Misure: 74 x 50 cm (without frame) - 86 x 62 cm (with frame).

12.000,00

Description

Giuseppe Maria Crespi, called lo Spagnoletto (Bologna 1665 – Bologna 1747) – Pair of Children.

Oil on canvas, in carved and gilded wooden frames.

Publications:
A. Morandotti, Cinque pittori del Settecento: Ghislandi, Crespi, Magnasco, Bazzani, Ceruti, Palazzo Massimo alle Colonne, Rome, 1943, cat. nos. 13-14, pp. 34-35.
G. Briganti, Cinque pittori del Settecento a Palazzo Massimo, in Emporium. Rivista mensile d’arte e di cultura, vol. XCII, no. 581, 1943, p. 196.
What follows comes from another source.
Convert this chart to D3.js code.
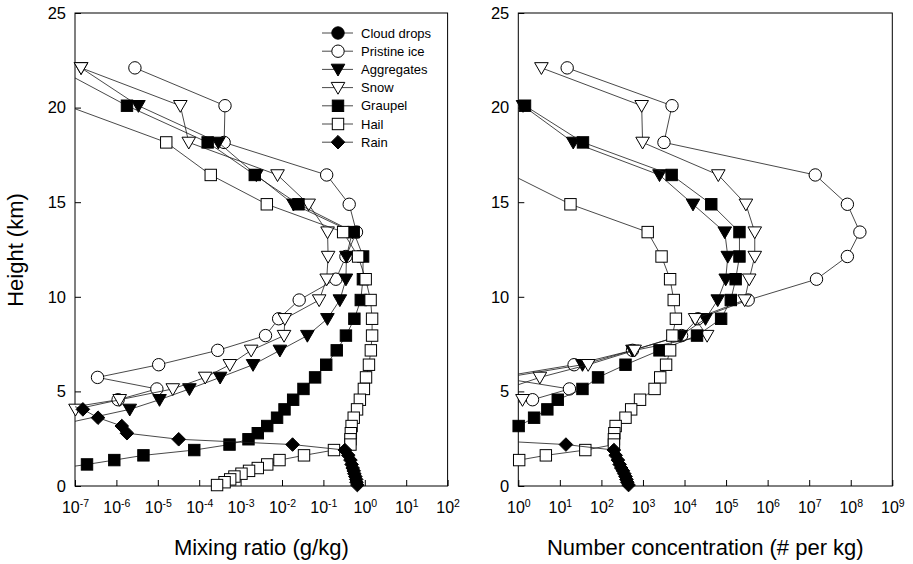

Giuseppe Maria Crespi, known as lo Spagnoletto, is among the most distinctive figures of early eighteenth-century Bolognese painting. Trained within the Emilian academic tradition, he turned early toward a realism of Nordic and Caravaggesque derivation, far removed from the classicist canon. His painting, characterized by dense and vibrant handling, strong contrasts of light, and close attention to human figures in everyday settings, exerted a direct influence on the formation of Pietro Longhi and Giovan Battista Piazzetta.
The two paintings belong to Crespi’s early period and clearly illustrate his stylistic hallmarks: the paint surface, soft and suffused with light, models the figures naturally and without idealization. The brushwork proceeds with that freedom of touch which Giuliano Briganti identified as the artist’s defining trait, in contrast to the academic culture of contemporary Bologna.
The two canvases depict a shepherd boy with a staff and a small dog at his feet, and a young girl holding a hen. The figures, isolated against dark, earthy backgrounds, draw on the tradition of genre scenes of Nordic and Flemish derivation, reworked through the lens of Emilian naturalism. The paintings were exhibited at the Cinque pittori del Settecento show at Palazzo Massimo alle Colonne in Rome in 1943, curated by Dr. Alessandro Morandotti, and reviewed by Giuliano Briganti in Emporium, who described them as typical examples of Crespi’s early manner: pastoral figures modelled in a soft, light-infused pictorial matter.

Condition report: Relined canvases. Good state of conservation of the painted surface.